Records to use:
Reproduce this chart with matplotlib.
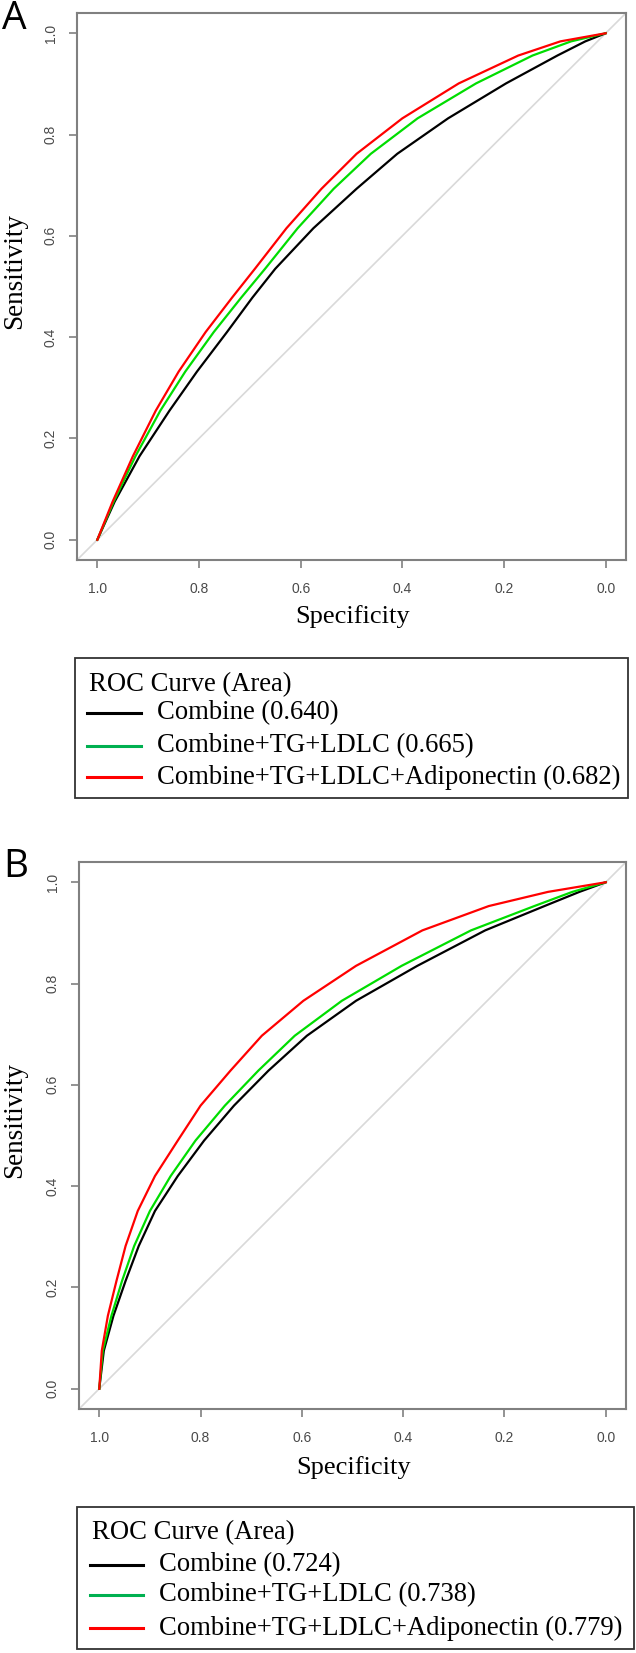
import matplotlib.pyplot as plt
from matplotlib.lines import Line2D
from matplotlib.patches import Rectangle

W, H = 636, 1653

# ---- data ----
ticks = [1.0, 0.8, 0.6, 0.4, 0.2, 0.0]
tick_labels = ["1.0", "0.8", "0.6", "0.4", "0.2", "0.0"]
ytick_labels = ["0.0", "0.2", "0.4", "0.6", "0.8", "1.0"]

# panel A (specificity, sensitivity)
a_sens = [0, 0.075, 0.165, 0.255, 0.332, 0.410, 0.478, 0.535,
          0.615, 0.693, 0.762, 0.832, 0.901, 0.956, 0.984, 1]
a_black_spec = [1, 0.966, 0.917, 0.858, 0.804, 0.745, 0.695, 0.650,
                0.575, 0.490, 0.410, 0.310, 0.196, 0.095, 0.040, 0]
a_green_spec = [1, 0.968, 0.925, 0.876, 0.827, 0.771, 0.717, 0.670,
                0.606, 0.535, 0.462, 0.370, 0.255, 0.144, 0.068, 0]
a_red_spec = [1, 0.970, 0.930, 0.885, 0.840, 0.787, 0.735, 0.690,
              0.628, 0.559, 0.490, 0.400, 0.289, 0.172, 0.089, 0]
a_labels = ["Combine (0.640)", "Combine+TG+LDLC (0.665)",
            "Combine+TG+LDLC+Adiponectin (0.682)"]

# panel B
b_sens = [0, 0.075, 0.144, 0.213, 0.282, 0.351, 0.420, 0.490, 0.559,
          0.628, 0.697, 0.766, 0.835, 0.905, 0.953, 0.981, 1]
b_black_spec = [1, 0.991, 0.972, 0.948, 0.922, 0.890, 0.845, 0.793, 0.734,
                0.666, 0.590, 0.493, 0.372, 0.238, 0.121, 0.052, 0]
b_green_spec = [1, 0.993, 0.976, 0.955, 0.931, 0.900, 0.859, 0.810, 0.752,
                0.686, 0.614, 0.521, 0.403, 0.266, 0.141, 0.066, 0]
b_red_spec = [1, 0.995, 0.983, 0.966, 0.948, 0.924, 0.890, 0.845, 0.800,
              0.741, 0.679, 0.597, 0.493, 0.362, 0.231, 0.114, 0]
b_labels = ["Combine (0.724)", "Combine+TG+LDLC (0.738)",
            "Combine+TG+LDLC+Adiponectin (0.779)"]

curve_colors = ["black", "#00dd00", "red"]
legend_colors = ["black", "#00b050", "red"]

SERIF = "Liberation Serif"
SANS = "Liberation Sans"
GREY = "#808080"


def fx(x):
    return x / W


def fy(y):
    return 1 - y / H


def roc_axes(fig, left, top, right, bottom, curves):
    ax = fig.add_axes([fx(left), fy(bottom), (right - left) / W, (bottom - top) / H])
    ax.axline((1, 0), (0, 1), color="#d9d9d9", lw=1.2, zorder=1)
    for (spec, sens), c in zip(curves, curve_colors):
        ax.plot(spec, sens, color=c, lw=1.6, zorder=2)
    ax.set_xlim(1.04, -0.04)
    ax.set_ylim(-0.04, 1.04)
    ax.set_xticks(ticks)
    ax.set_xticklabels(tick_labels)
    ax.set_yticks(ticks[::-1])
    ax.set_yticklabels(ytick_labels)
    ax.tick_params(length=6, width=1.2, color=GREY, labelcolor="#4a4a4a",
                   labelsize=10)
    ax.tick_params(axis="x", pad=10)
    ax.tick_params(axis="y", pad=8)
    for lab in ax.get_xticklabels() + ax.get_yticklabels():
        lab.set_family(SANS)
    for lab in ax.get_yticklabels():
        lab.set_rotation(90)
        lab.set_va("center")
    for sp in ax.spines.values():
        sp.set_color(GREY)
        sp.set_linewidth(1.5)
    return ax


def legend_box(fig, left, top, right, bottom, title_y, rows_y, line_x, text_x, labels):
    fig.patches.append(Rectangle((fx(left), fy(bottom)), (right - left) / W,
                                 (bottom - top) / H, transform=fig.transFigure,
                                 fill=False, edgecolor="#333333", lw=1.3))
    fig.text(fx(line_x[0] + 2), fy(title_y), "ROC Curve (Area)", family=SERIF,
             fontsize=19.2, va="center", ha="left")
    for y, lab, c in zip(rows_y, labels, legend_colors):
        fig.lines.append(Line2D([fx(line_x[0]), fx(line_x[1])], [fy(y), fy(y)],
                                transform=fig.transFigure, color=c, lw=2.2))
        fig.text(fx(text_x), fy(y), lab, family=SERIF, fontsize=19.2,
                 va="center", ha="left")


fig = plt.figure(figsize=(W / 100, H / 100), dpi=100)

# panel A
roc_axes(fig, 77, 13, 626, 560,
         [(a_black_spec, a_sens), (a_green_spec, a_sens), (a_red_spec, a_sens)])
fig.text(fx(2), fy(19), "A", family="Open Sans", fontsize=28, va="center", ha="left")
fig.text(fx(353), fy(617), "Specificity", family=SERIF, fontsize=19, ha="center", va="center")
fig.text(fx(15), fy(271), "Sensitivity", family=SERIF, fontsize=19.5, rotation=90,
         ha="center", va="center")
legend_box(fig, 75, 658, 628, 798, 685, [713, 746, 777], (87, 141), 157, a_labels)

# panel B
roc_axes(fig, 79, 862, 626, 1409,
         [(b_black_spec, b_sens), (b_green_spec, b_sens), (b_red_spec, b_sens)])
fig.text(fx(3), fy(867), "B", family="Open Sans", fontsize=28, va="center", ha="left")
fig.text(fx(354), fy(1468), "Specificity", family=SERIF, fontsize=19, ha="center", va="center")
fig.text(fx(15), fy(1120), "Sensitivity", family=SERIF, fontsize=19.5, rotation=90,
         ha="center", va="center")
legend_box(fig, 77, 1507, 634, 1649, 1533, [1565, 1595, 1628], (90, 143), 159, b_labels)

fig.savefig("out.png", dpi=100)
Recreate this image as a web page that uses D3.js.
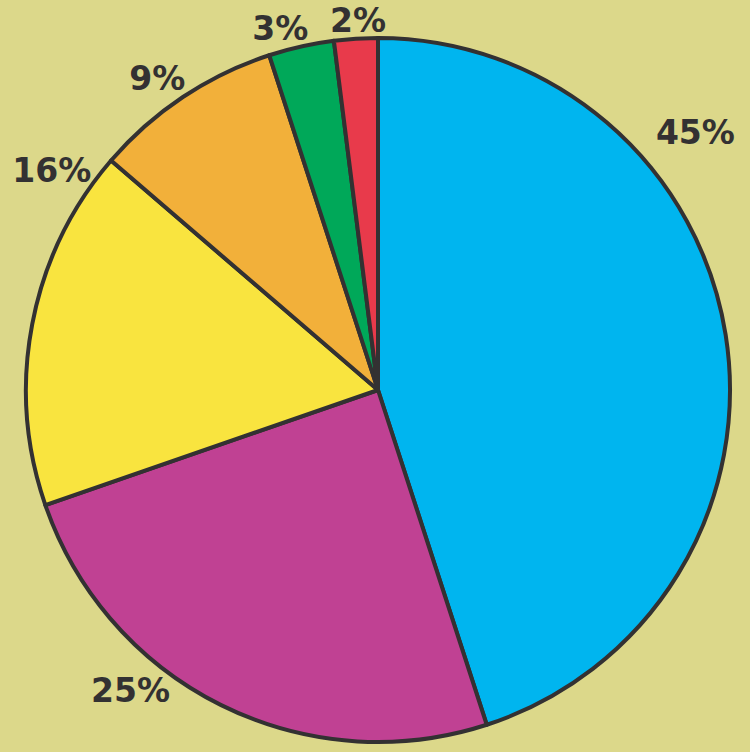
<!DOCTYPE html>
<html>
<head>
<meta charset="utf-8">
<script src="https://cdn.jsdelivr.net/npm/d3@7"></script>
<style>
  html, body { margin: 0; padding: 0; background: #dcd88a; }
  .pct { font-family: "DejaVu Sans", Verdana, sans-serif; font-weight: bold; font-size: 33px; fill: #333132; }
</style>
</head>
<body>
<div id="chart"></div>
<script>
var svgWidth = 750;
var svgHeight = 752;

// slices, clockwise from 12 o'clock (sizes as drawn, labels as printed)
var labels = ["45%", "25%", "16%", "9%", "3%", "2%"];
var values = [45, 24.7, 16.6, 8.7, 3, 2];
var colors = ["#00b5ef", "#c04193", "#f9e43f", "#f2b03a", "#00a859", "#e83a4b"];

// where each label sits: angle (deg, clockwise from top) and distance from centre
var labelAngle = [50.9, 219.5, 303.9, 324.7, 344.9, 356.9];
var labelDist = [409, 389, 393, 382, 375, 370];

var cx = 378, cy = 390, radius = 352;

var svg = d3.select("#chart")
  .append("svg")
  .attr("width", svgWidth)
  .attr("height", svgHeight);

svg.append("rect")
  .attr("width", svgWidth)
  .attr("height", svgHeight)
  .attr("fill", "#dcd88a");

var pieGroup = svg.append("g")
  .attr("transform", `translate(${cx}, ${cy})`);

var pie = d3.pie().sort(null).value(d => d);
var arc = d3.arc().innerRadius(0).outerRadius(radius);

var slices = pie(values);

pieGroup.selectAll("path")
  .data(slices)
  .enter()
  .append("path")
  .attr("d", arc)
  .attr("fill", (d, i) => colors[i])
  .attr("stroke", "#333132")
  .attr("stroke-width", 4)
  .attr("stroke-linejoin", "round");

pieGroup.selectAll("text")
  .data(slices)
  .enter()
  .append("text")
  .classed("pct", true)
  .attr("x", (d, i) => labelDist[i] * Math.sin(labelAngle[i] * Math.PI / 180))
  .attr("y", (d, i) => -labelDist[i] * Math.cos(labelAngle[i] * Math.PI / 180))
  .attr("dy", "0.35em")
  .attr("text-anchor", "middle")
  .text((d, i) => labels[i]);
</script>
</body>
</html>
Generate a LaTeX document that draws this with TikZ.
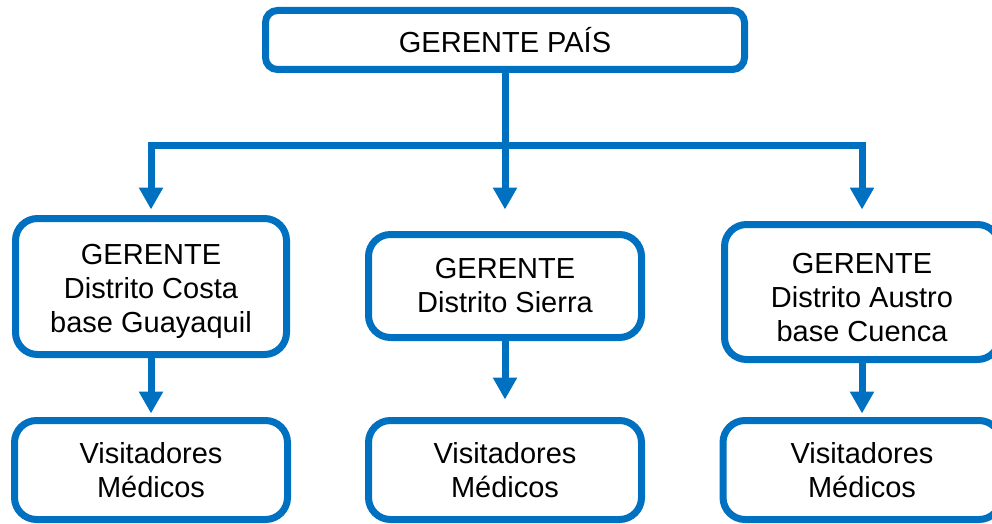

Given request: Copy down every line of the entries containing the word "chart".

Output:
Reproduce this chart with matplotlib.
<div id="chart"></div>
var svg = d3.select("#chart")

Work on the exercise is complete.